Dans le cadre du contrat de plan État-région (CPER), la région Occitanie s'apprête à signer le volet mobilité 2022-2027. Il suffirait d'inscrire 40 millions d'euros dans ce CPER, qui compte près de 1 milliard d'euros d'investissement, pour que, dès les prochaines années, les habitants de la zone Castres-Mazamet bénéficient de trains cadencés à la demi-heure et ainsi de transports modernes, d'avenir et écologiques.
La délibération du conseil régional du 28 mars dernier nous informe cependant que les investissements, pour l'ensemble des lignes de dessertes fines du territoire de l'Occitanie, ne s'élèveraient qu'à 145 millions d'euros. De là, on peut supposer que la partie Saint-Sulpice/Castres/Mazamet ne sera gréée que de quelques centaines de milliers d'euros, soit l'équivalent de la somme prévue pour déferrer les voies, et non pour améliorer la desserte.
Mon avis est que les députés du territoire doivent absolument se saisir de la question, mesurer les enjeux et exiger que leurs lignes soient bien mieux considérées par le CPER.
En conclusion, je dirais que l'alternative ferroviaire est bien réelle, tangible, nettement moins délétère pour l'environnement et nettement moins émettrice de gaz à effet de serre. C'est pourquoi l'alternative ferroviaire me semble présenter tous les avantages.

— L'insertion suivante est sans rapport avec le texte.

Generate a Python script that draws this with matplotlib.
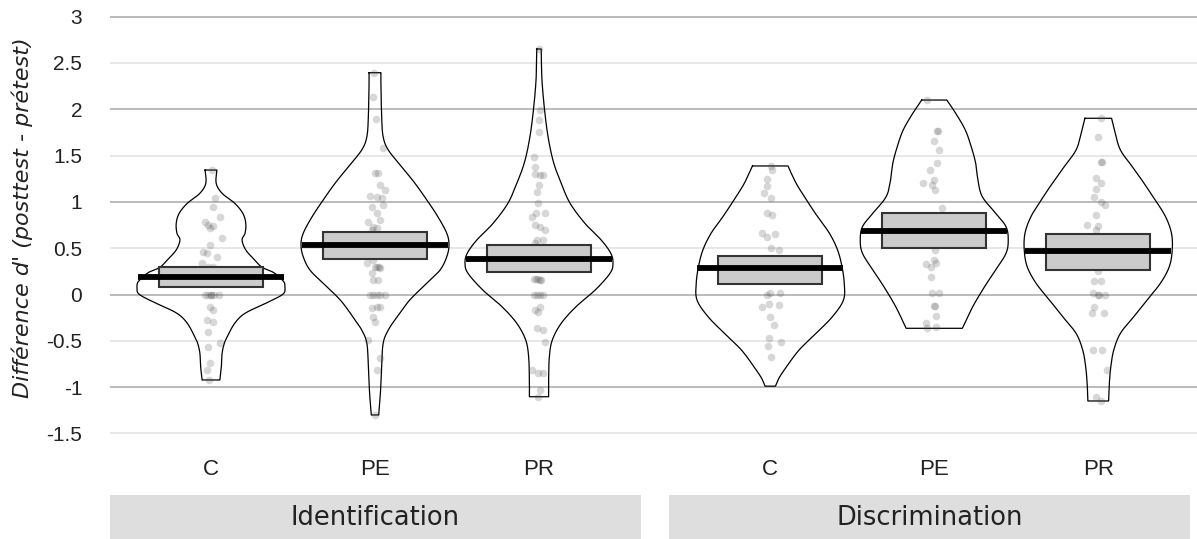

À celles et ceux qui s'inquiéteraient de savoir ce qu'il adviendrait de l'actuel chantier de l'autoroute, je réponds que plusieurs experts m'ont confirmé l'entière possibilité d'installer des voies ferrées en lieu et place des plateformes préparées pour l'autoroute, y compris sur le viaduc de l'Agout et pour une double voie en sortie de l'agglomération de Castres.
Rien ne pourra évidemment se faire sans que le tribunal administratif ne prononce l'annulation du projet de l'A69, ce qui me semblerait parfaitement logique au vu des éléments considérés aujourd'hui.
J'en ai terminé de ma présentation et me tiens disponible pour répondre à vos questions.